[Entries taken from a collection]
##########
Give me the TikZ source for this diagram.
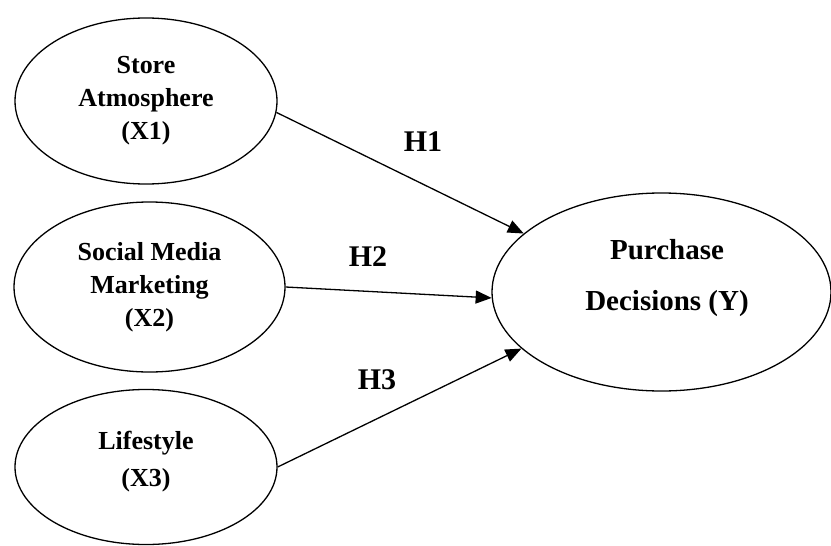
\documentclass[tikz,border=0pt]{standalone}
\usepackage{fontspec}
\setmainfont{Liberation Serif}
\usetikzlibrary{shapes,arrows.meta}
\tikzstyle{latent} = [draw, ellipse, line width=1.3pt, inner sep=0pt, align=center,
  font=\fontsize{26}{33}\selectfont\bfseries]
\tikzstyle{hyp} = [font=\fontsize{30}{36}\selectfont\bfseries]

\begin{document}
\begin{tikzpicture}[x=1pt,y=-1pt,->,>={Triangle[length=16pt,width=13pt]},line width=1.3pt]
\useasboundingbox (0,0) rectangle (831,546);

\node[latent, minimum width=262pt, minimum height=166pt] (x1) at (146,101) {Store\\Atmosphere\\(X1)};
\node[latent, minimum width=271pt, minimum height=170pt] (x2) at (149.5,287) {Social Media\\Marketing\\(X2)};
\node[latent, minimum width=262pt, minimum height=155pt,
  font=\fontsize{26}{37}\selectfont\bfseries] (x3) at (146,467) {};
\node[font=\fontsize{26}{37}\selectfont\bfseries, align=center] (x3txt) at (146,462) {Lifestyle\\(X3)};
\node[latent, minimum width=339pt, minimum height=198pt] (y) at (661.5,292) {};
\node[font=\fontsize{29}{51}\selectfont\bfseries, align=center] (ytxt) at (667,278) {Purchase\\Decisions (Y)};

\node[hyp] (h1) at (423,142) {H1};
\node[hyp] (h2) at (368,257) {H2};
\node[hyp] (h3) at (377,380) {H3};

\path
(x1.-5) edge [] node {} (y.157)
(x2.east) edge [] node {} (y.182)
(x3.east) edge [] node {} (y.202);

\end{tikzpicture}
\end{document}
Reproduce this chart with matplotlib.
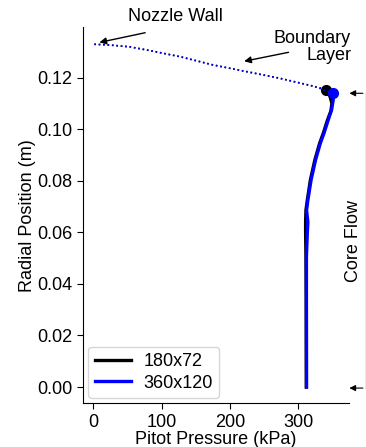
import numpy as np
import matplotlib
matplotlib.use('Agg')
import matplotlib.pyplot as plt

plt.rcParams['font.family'] = ['Liberation Sans', 'DejaVu Sans']

# boundary layer (dotted), shared by both grids
bl_p = [1.5, 24.5, 53.7, 78.2, 127.0, 175.3, 224.6, 273.4, 321.7]
bl_r = [0.1329, 0.1326, 0.1319, 0.1307, 0.1281, 0.1249, 0.1223, 0.1197, 0.1167]

# edge of boundary layer
edge_180 = (341.5, 0.1153)
edge_360 = (351.5, 0.1140)

# core flow, 180x72
core_180_p = [341.5, 347.0, 349.5, 348.0, 343.0, 337.0, 331.5, 324.5, 318.0, 313.5, 311.5, 311.0, 311.0, 311.5, 311.8, 312.0]
core_180_r = [0.1153, 0.1125, 0.1100, 0.1070, 0.1035, 0.0985, 0.0945, 0.0880, 0.0803, 0.0725, 0.0686, 0.0640, 0.0600, 0.0504, 0.0337, 0.0]

# core flow, 360x120
core_360_p = [351.5, 351.4, 349.0, 344.0, 338.0, 332.5, 325.5, 319.0, 314.3, 312.4, 314.3, 313.5, 312.2, 312.2, 312.4]
core_360_r = [0.1140, 0.1113, 0.1074, 0.1035, 0.0985, 0.0945, 0.0880, 0.0803, 0.0725, 0.0686, 0.0640, 0.0600, 0.0504, 0.0337, 0.0]

fig = plt.figure(figsize=(3.66, 4.47), dpi=100)
ax = fig.add_axes([0.2268, 0.0978, 0.9544 - 0.2268, 0.9396 - 0.0978])

# 180x72
ax.plot(bl_p + [edge_180[0]], bl_r + [edge_180[1]], color='black', ls=':', lw=1.2)
ax.plot(core_180_p, core_180_r, color='black', lw=2.4, label='180x72')
ax.plot(*edge_180, 'o', color='black', ms=7)

# 360x120
ax.plot(bl_p + [edge_360[0]], bl_r + [edge_360[1]], color='blue', ls=':', lw=1.2)
ax.plot(core_360_p, core_360_r, color='blue', lw=2.4, label='360x120')
ax.plot(*edge_360, 'o', color='blue', ms=7)

ax.set_xlim(-15, 375)
ax.set_ylim(-0.0063, 0.1396)
ax.set_xticks([0, 100, 200, 300])
ax.set_yticks([0.0, 0.02, 0.04, 0.06, 0.08, 0.10, 0.12])
ax.set_yticklabels(['0.00', '0.02', '0.04', '0.06', '0.08', '0.10', '0.12'])
ax.tick_params(labelsize=13, length=4)
ax.set_xlabel('Pitot Pressure (kPa)', fontsize=13, labelpad=0)
ax.set_ylabel('Radial Position (m)', fontsize=13, labelpad=1)
ax.spines['top'].set_visible(False)
ax.spines['right'].set_visible(False)

arrow = dict(arrowstyle='-|>', color='black', lw=1, mutation_scale=10)
ax.annotate('', xy=(5, 0.1334), xytext=(80, 0.1376), arrowprops=arrow, annotation_clip=False)
ax.text(121, 0.1435, 'Nozzle Wall', fontsize=13, ha='center', va='center', clip_on=False)
ax.annotate('', xy=(217, 0.1261), xytext=(290, 0.1300), arrowprops=arrow, annotation_clip=False)
ax.text(321, 0.1318, 'Boundary\nLayer', fontsize=13, ha='center', va='center',
        multialignment='right', linespacing=1.0, clip_on=False)

# core flow bracket
ax.plot([399, 399], [0.1139, -0.0004], color='gray', lw=1, clip_on=False)
ax.annotate('', xy=(371, 0.1139), xytext=(399, 0.1139),
            arrowprops=dict(arrowstyle='-|>', color='black', lw=0.8, mutation_scale=9),
            annotation_clip=False)
ax.annotate('', xy=(371, -0.0004), xytext=(399, -0.0004),
            arrowprops=dict(arrowstyle='-|>', color='black', lw=0.8, mutation_scale=9),
            annotation_clip=False)
ax.text(381, 0.0566, 'Core Flow', fontsize=13, rotation=90, ha='center', va='center', clip_on=False)

ax.legend(loc='lower left', fontsize=13, handlelength=2.0, borderaxespad=0.3,
          labelspacing=0.25, borderpad=0.35, handletextpad=0.7)

fig.savefig('out.png', dpi=100)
##########
Exercise brief |
Filter the records above for lines containing the word "matplotlib", and copy those lines.

Reply to the exercise |
Reproduce this chart with matplotlib.
import matplotlib
matplotlib.use('Agg')
import matplotlib.pyplot as plt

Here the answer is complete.